Single by Rob Thomas

from the album Meet the Robinsons soundtrack
- B-side: "There's a Great Big Beautiful Tomorrow"; "From the Past to the Future";
- Released: March 13, 2007
- Length: 3:45
- Label: Atlantic, Walt Disney
- Songwriter: Rob Thomas
- Producer: Matt Serletic

Rob Thomas singles chronology
| "Streetcorner Symphony" (2005) | "Little Wonders" (2007) | "Her Diamonds" (2009) |

= Little Wonders =

2007 single by Rob Thomas

"Little Wonders" is a song by American singer-songwriter Rob Thomas, recorded for Disney's animated feature Meet the Robinsons in 2007. It is the second single from the Meet the Robinsons soundtrack. It is featured on the film's soundtrack and in the ending of the film itself, and has been released as a single. "Little Wonders" debuted on the US Billboard Hot 100 at number 78 and subsequently peaked at number 58. The song also became a top-20 hit in Australia, Austria, and Germany.

== Background ==
Rob Thomas revealed on April 1, 2017, via his Facebook page, that the song 'Little Wonders' was written about his and his wife Marisol's first dog Tyler.

==Music video==
Two different versions of this video have been released, both of which contain various live action references to scenes in Meet the Robinsons.

===Synopsis===
The original version features Thomas set against various backdrops, most of which feature crowded scenes. It starts out with Thomas in a rainy day in a city, singing the song under an umbrella (a reference to the film's rainy opening). The camera pans out at the chorus to show various people in the city. The next verse begins with Thomas on a rooftop in the city (a reference to the building rooftop which the film's protagonist, Lewis, spent much time on and various important events of the film take place on), playing an acoustic guitar while singing, and at the second chorus, the camera again pans out to show window views of various people engaging in different activities. The bridge shows Thomas at a kids' softball game (a reference to Goob, Lewis's roommate at the orphanage who revolves around baseball and is a little league baseball player). A kid hits a home run ball, which carries onto a beach, and in front of a house on the coast of the beach, Thomas sings the last of the song while people play around on the beach.

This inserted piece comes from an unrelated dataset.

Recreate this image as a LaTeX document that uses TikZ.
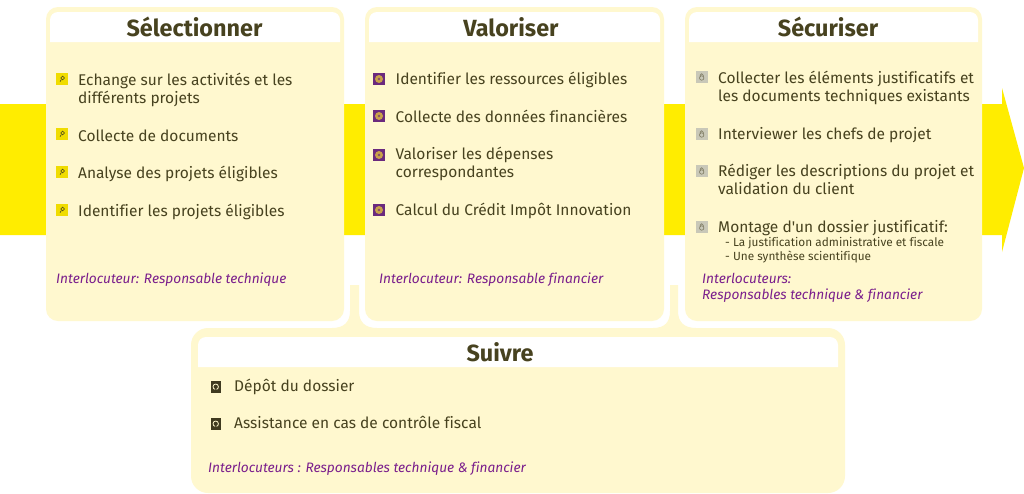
\documentclass[tikz,border=0pt]{standalone}
\usepackage{fontspec}
\setmainfont[Ligatures={TeXOff,NoCommon}]{Fira Sans}
\definecolor{band}{HTML}{FFED00}
\definecolor{cardfill}{HTML}{FFF8CF}
\definecolor{ink}{HTML}{47421F}
\definecolor{purp}{HTML}{7A1E8C}
\definecolor{plum}{HTML}{6B2A7E}
\definecolor{gearc}{HTML}{C9A24A}
\definecolor{lockg}{HTML}{C9C8B8}
\definecolor{darkb}{HTML}{3F3A20}
\definecolor{lensy}{HTML}{F0DC00}
\tikzset{
  x=1pt,y=-1pt,
  card/.style={fill=cardfill,rounded corners=12pt},
  head/.style={fill=white},
  titletxt/.style={inner sep=0pt,anchor=base,text=ink,font=\fontsize{23.4}{26}\selectfont\bfseries},
  itemtxt/.style={inner sep=0pt,anchor=base west,align=left,text=ink,font=\fontsize{15.5}{18.7}\selectfont},
  subtxt/.style={inner sep=0pt,anchor=base west,align=left,text=ink,font=\fontsize{11.8}{14}\selectfont},
  whotxt/.style={inner sep=0pt,anchor=base west,align=left,text=purp,font=\fontsize{13.7}{16}\selectfont\itshape},
  lens/.pic={
    \fill[lensy] (0,0) rectangle (12,12);
    \draw[ink,line width=.6pt] (6.6,5) circle (1.9);
    \draw[ink,line width=.6pt] (5.4,6.5) -- (4,8.6);
  },
  gearicon/.pic={
    \fill[plum] (0,0) rectangle (12,12);
    \fill[gearc] (6,6) circle (4);
    \fill[plum!70!gearc] (6,6) circle (1.4);
  },
  lockicon/.pic={
    \fill[lockg] (0,0) rectangle (12.5,12);
    \draw[ink!70,line width=.6pt] (4.7,5.6) -- (4.7,4.2) .. controls (4.7,2.2) and (7.7,2.2) .. (7.7,4.2) -- (7.7,5.6);
    \draw[ink!70,line width=.6pt] (6.2,7) circle (2.2);
  },
  phoneicon/.pic={
    \fill[darkb] (0,0) rectangle (10.5,11.5);
    \draw[cardfill,line width=.8pt] (5.2,3) .. controls (1.8,3) and (1.8,8) .. (4.6,8.4);
    \draw[cardfill,line width=.8pt] (5.2,3) .. controls (8.6,3) and (8.6,8) .. (6,8.4);
  },
}
\begin{document}
\begin{tikzpicture}
\useasboundingbox (0,0) rectangle (1024,493);
\fill[white] (0,0) rectangle (1024,493);
% big arrow
\fill[band] (0,104) -- (1002,104) -- (1002,88) -- (1024,168) -- (1002,252) -- (1002,235) -- (0,235) -- cycle;
% cards
\fill[card] (46,7) rectangle (344,321);
\fill[card] (365,7) rectangle (664,321);
\fill[card] (685,7) rectangle (982,321);
% headers
\fill[head] (50,42) [rounded corners=8pt] -- (50,12) -- (340,12) [sharp corners] -- (340,42) -- cycle;
\fill[head] (369,42) [rounded corners=8pt] -- (369,12) -- (660,12) [sharp corners] -- (660,42) -- cycle;
\fill[head] (689,42) [rounded corners=8pt] -- (689,12) -- (978,12) [sharp corners] -- (978,42) -- cycle;
% follow-up card with its two stems
\fill[cardfill] (191,345) arc[start angle=180,end angle=270,radius=17]
  -- (332,328) .. controls (344,328) and (350,322) .. (350,311) -- (350,285) -- (359,285) -- (359,311)
  .. controls (359,322) and (365,328) .. (377,328)
  -- (653,328) .. controls (665,328) and (670,322) .. (670,311) -- (670,285) -- (678,285) -- (678,311)
  .. controls (678,322) and (684,328) .. (696,328)
  -- (828,328) arc[start angle=-90,end angle=0,radius=17]
  -- (845,476) arc[start angle=0,end angle=90,radius=17]
  -- (208,493) arc[start angle=90,end angle=180,radius=17] -- cycle;
\fill[head] (198,367) [rounded corners=8pt] -- (198,337) -- (838,337) [sharp corners] -- (838,367) -- cycle;
% titles
\node[titletxt] (t1) at (194.5,36) {Sélectionner};
\node[titletxt] (t2) at (511,36) {Valoriser};
\node[titletxt] (t3) at (828,36) {Sécuriser};
\node[titletxt] (t4) at (500,361) {Suivre};
% column 1
\pic at (56,73) {lens}; \pic at (56,128) {lens}; \pic at (56,166) {lens}; \pic at (56,204) {lens};
\node[itemtxt] (a1) at (78,103.7) {Echange sur les activités et les\\différents projets};
\node[itemtxt] (a2) at (78,141) {Collecte de documents};
\node[itemtxt] (a3) at (78,178) {Analyse des projets éligibles};
\node[itemtxt] (a4) at (78,216) {Identifier les projets éligibles};
\node[whotxt] (a5) at (56,283) {Interlocuteur: Responsable technique};
% column 2
\pic at (373,73) {gearicon}; \pic at (373,110) {gearicon}; \pic at (373,149) {gearicon}; \pic at (373,204) {gearicon};
\node[itemtxt] (b1) at (395.5,84) {Identifier les ressources éligibles};
\node[itemtxt] (b2) at (395.5,122) {Collecte des données financières};
\node[itemtxt] (b3) at (395.5,177.7) {Valoriser les dépenses\\correspondantes};
\node[itemtxt] (b4) at (395.5,215) {Calcul du Crédit Impôt Innovation};
\node[whotxt] (b5) at (379,283) {Interlocuteur: Responsable financier};
% column 3
\pic at (695.5,71) {lockicon}; \pic at (695.5,128) {lockicon}; \pic at (695.5,165) {lockicon}; \pic at (695.5,221) {lockicon};
\node[itemtxt] (c1) at (718,101.7) {Collecter les éléments justificatifs et\\les documents techniques existants};
\node[itemtxt] (c2) at (718,139) {Interviewer les chefs de projet};
\node[itemtxt] (c3) at (718,194.7) {Rédiger les descriptions du projet et\\validation du client};
\node[itemtxt] (c4) at (718,232) {Montage d'un dossier justificatif:};
\node[subtxt] (c5) at (725,260) {- La justification administrative et fiscale\\- Une synthèse scientifique};
\node[whotxt] (c6) at (702,299) {Interlocuteurs:\\Responsables technique \& financier};
% bottom
\pic at (210.5,381) {phoneicon}; \pic at (210.5,418) {phoneicon};
\node[itemtxt] (d1) at (234,391) {Dépôt du dossier};
\node[itemtxt] (d2) at (234,428) {Assistance en cas de contrôle fiscal};
\node[whotxt] (d3) at (208,472) {Interlocuteurs : Responsables technique \& financier};
\end{tikzpicture}
\end{document}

It ends with Thomas walking off the beach into the sunset.

The second version is essentially the same, but with additional footage from Meet the Robinsons spliced in. Both versions were directed by Dave Meyers.

==Track listing==
1. "Little Wonders" (radio edit) – 3:45
2. "There's a Great Big Beautiful Tomorrow" – 1:59 (performed by They Might Be Giants)
3. "From the Past to the Future" – 2:38 (performed by Danny Elfman)

== Reception ==
“Little Wonders” received positive reviews from critics, who praised its emotional sincerity and Rob Thomas’s vocal performance. Billboard described the track as “a warm, reflective ballad that fits naturally within Thomas’s solo catalog,” noting its strong connection to the themes of Meet the Robinsons. Film music critic Jonathan Broxton, also highlighted the song as “one of the soundtrack’s most effective pop contributions,” calling it “surprisingly heartfelt and thematically strong.” In later years, the song developed a lasting fan following. Rolling Stone Australia reported that Thomas continues to receive frequent requests for “Little Wonders” on tour, noting the track’s “unexpected staying power” and emotional resonance with audiences. Retrospective reviews have since described it as one of the defining Disney pop songs of the 2000s.
==Charts==

===Weekly charts===

| Chart (2007) | Peak position |
|---|---|
| Australia (ARIA) | 20 |
| Austria (Ö3 Austria Top 40) | 13 |
| Canada Hot 100 (Billboard) | 22 |
| Canada AC (Billboard) | 15 |
| Canada Hot AC (Billboard) | 2 |
| Germany (GfK) | 20 |
| Switzerland (Schweizer Hitparade) | 40 |
| US Billboard Hot 100 | 58 |
| US Adult Contemporary (Billboard) | 11 |
| US Adult Pop Airplay (Billboard) | 5 |

===Year-end charts===

| Chart (2007) | Rank |
|---|---|
| Australia (ARIA) | 59 |
| Austria (Ö3 Austria Top 40) | 56 |
| Germany (Official German Charts) | 54 |
| US Adult Contemporary (Billboard) | 22 |
| US Adult Top 40 (Billboard) | 15 |

==Sales and certifications==

| Region | Certification | Certified units/sales |
| New Zealand (RMNZ) | Platinum | 30,000^{‡} |
| United States (RIAA) | Platinum | 1,000,000^{‡} |
^{‡} Sales+streaming figures based on certification alone.